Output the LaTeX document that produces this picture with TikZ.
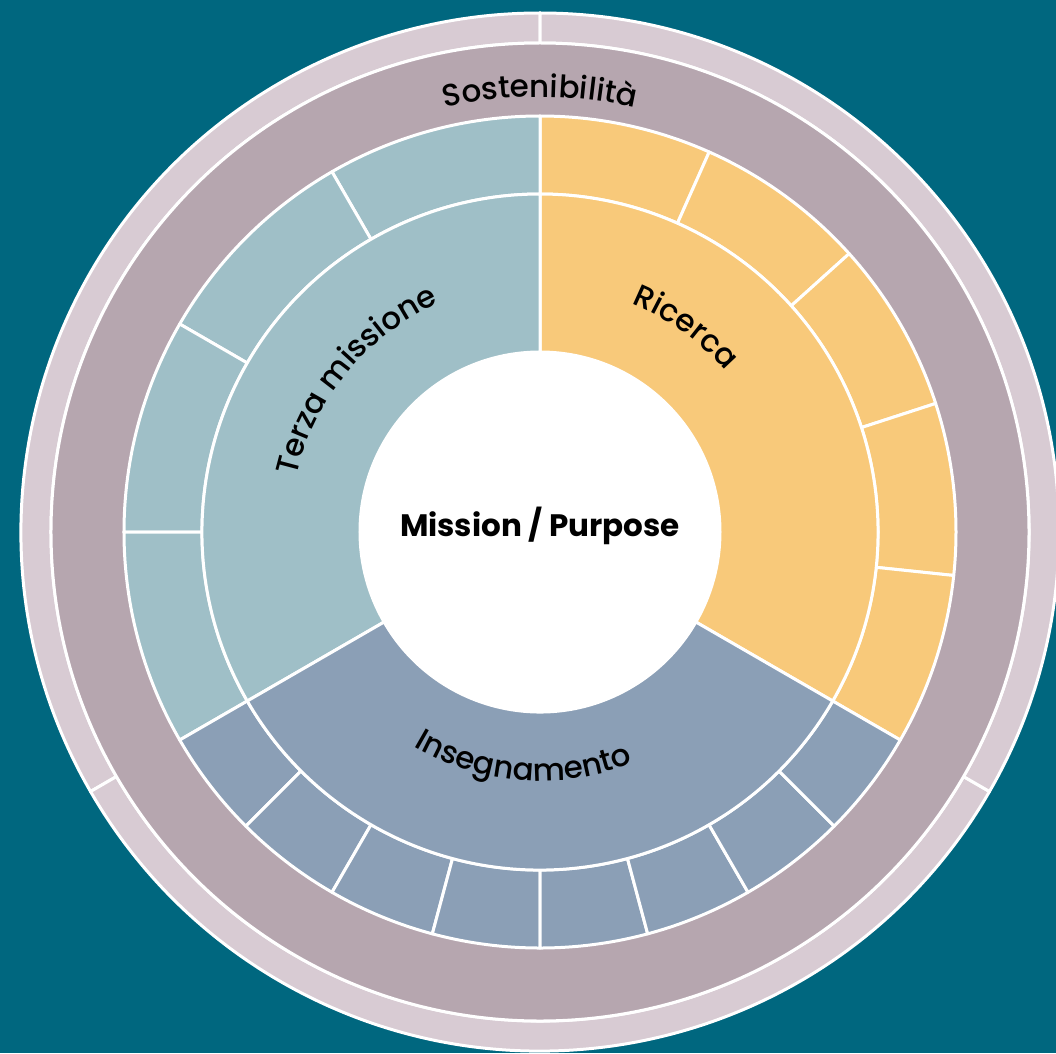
\documentclass[tikz,border=0pt]{standalone}
\usepackage{fontspec}
\setmainfont{Poppins}
\IfFontExistsTF{Poppins Medium}{\newfontfamily\lblfamily{Poppins Medium}}{\newfontfamily\lblfamily{Poppins}}
\usetikzlibrary{decorations.text}
\definecolor{bgteal}{HTML}{00677F}
\definecolor{lightring}{HTML}{D8CBD3}
\definecolor{mauve}{HTML}{B6A6AF}
\definecolor{ricerca}{HTML}{F8C97A}
\definecolor{terza}{HTML}{9FBFC7}
\definecolor{insegn}{HTML}{8B9FB6}
\newcommand\lblfont{\lblfamily\fontsize{31}{33}\selectfont}
\newcommand\annsec[5]{\path[seg,fill=#1] (#2:#4pt) arc[start angle=#2, end angle=#3, radius=#4pt] -- (#3:#5pt) arc[start angle=#3, end angle=#2, radius=#5pt] -- cycle;}
\begin{document}
\begin{tikzpicture}[x=1pt,y=1pt,
  seg/.style={draw=white, line width=3pt, line join=round},
  curvelbl/.style={decorate, decoration={text along path, text align=center, text={|\lblfont|#1}}}]
\useasboundingbox[fill=bgteal] (-540pt,-521pt) rectangle (516pt,532pt);
% outer light ring
\annsec{lightring}{90}{210}{489}{519}
\annsec{lightring}{210}{330}{489}{519}
\annsec{lightring}{-30}{90}{489}{519}
% mauve ring
\path[seg,fill=mauve] (0,0) circle[radius=489pt];
% sub segments
\foreach \a in {90,66,42,18,-6}{\pgfmathsetmacro\b{\a-24}\annsec{ricerca}{\a}{\b}{338}{416}}
\foreach \a in {90,120,150,180}{\pgfmathsetmacro\b{\a+30}\annsec{terza}{\a}{\b}{338}{416}}
\foreach \a in {210,225,...,315}{\pgfmathsetmacro\b{\a+15}\annsec{insegn}{\a}{\b}{338}{416}}
% main segments
\annsec{ricerca}{90}{-30}{180}{338}
\annsec{terza}{90}{210}{180}{338}
\annsec{insegn}{210}{330}{180}{338}
% centre
\path[fill=white] (0,0) circle[radius=180pt];
\node[font=\bfseries\fontsize{31}{33}\selectfont, anchor=base, inner sep=0pt] (mission) at (0,-4pt) {Mission / Purpose};
% curved labels
\path[curvelbl=Sostenibilità] (120:435pt) arc[start angle=120, end angle=60, radius=435pt];
\path[curvelbl=Ricerca] (84.5:246pt) arc[start angle=84.5, end angle=24.5, radius=246pt];
\path[curvelbl=Terza missione] (180.5:250pt) arc[start angle=180.5, end angle=100.5, radius=250pt];
\path[curvelbl=Insegnamento] (225.7:249pt) arc[start angle=225.7, end angle=305.7, radius=249pt];
\end{tikzpicture}
\end{document}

○ ○ ○ ○ ○

Copy the material shown above in full and exactly. Skip the pictures.

→ **WRITTEN RESPONSE**:
Output the LaTeX document that produces this picture with TikZ.
\documentclass[tikz,border=0pt]{standalone}
\usepackage{fontspec}
\setmainfont{Poppins}
\IfFontExistsTF{Poppins Medium}{\newfontfamily\lblfamily{Poppins Medium}}{\newfontfamily\lblfamily{Poppins}}
\usetikzlibrary{decorations.text}
\definecolor{bgteal}{HTML}{00677F}
\definecolor{lightring}{HTML}{D8CBD3}
\definecolor{mauve}{HTML}{B6A6AF}
\definecolor{ricerca}{HTML}{F8C97A}
\definecolor{terza}{HTML}{9FBFC7}
\definecolor{insegn}{HTML}{8B9FB6}
\newcommand\lblfont{\lblfamily\fontsize{31}{33}\selectfont}
\newcommand\annsec[5]{\path[seg,fill=#1] (#2:#4pt) arc[start angle=#2, end angle=#3, radius=#4pt] -- (#3:#5pt) arc[start angle=#3, end angle=#2, radius=#5pt] -- cycle;}
\begin{document}
\begin{tikzpicture}[x=1pt,y=1pt,
  seg/.style={draw=white, line width=3pt, line join=round},
  curvelbl/.style={decorate, decoration={text along path, text align=center, text={|\lblfont|#1}}}]
\useasboundingbox[fill=bgteal] (-540pt,-521pt) rectangle (516pt,532pt);
% outer light ring
\annsec{lightring}{90}{210}{489}{519}
\annsec{lightring}{210}{330}{489}{519}
\annsec{lightring}{-30}{90}{489}{519}
% mauve ring
\path[seg,fill=mauve] (0,0) circle[radius=489pt];
% sub segments
\foreach \a in {90,66,42,18,-6}{\pgfmathsetmacro\b{\a-24}\annsec{ricerca}{\a}{\b}{338}{416}}
\foreach \a in {90,120,150,180}{\pgfmathsetmacro\b{\a+30}\annsec{terza}{\a}{\b}{338}{416}}
\foreach \a in {210,225,...,315}{\pgfmathsetmacro\b{\a+15}\annsec{insegn}{\a}{\b}{338}{416}}
% main segments
\annsec{ricerca}{90}{-30}{180}{338}
\annsec{terza}{90}{210}{180}{338}
\annsec{insegn}{210}{330}{180}{338}
% centre
\path[fill=white] (0,0) circle[radius=180pt];
\node[font=\bfseries\fontsize{31}{33}\selectfont, anchor=base, inner sep=0pt] (mission) at (0,-4pt) {Mission / Purpose};
% curved labels
\path[curvelbl=Sostenibilità] (120:435pt) arc[start angle=120, end angle=60, radius=435pt];
\path[curvelbl=Ricerca] (84.5:246pt) arc[start angle=84.5, end angle=24.5, radius=246pt];
\path[curvelbl=Terza missione] (180.5:250pt) arc[start angle=180.5, end angle=100.5, radius=250pt];
\path[curvelbl=Insegnamento] (225.7:249pt) arc[start angle=225.7, end angle=305.7, radius=249pt];
\end{tikzpicture}
\end{document}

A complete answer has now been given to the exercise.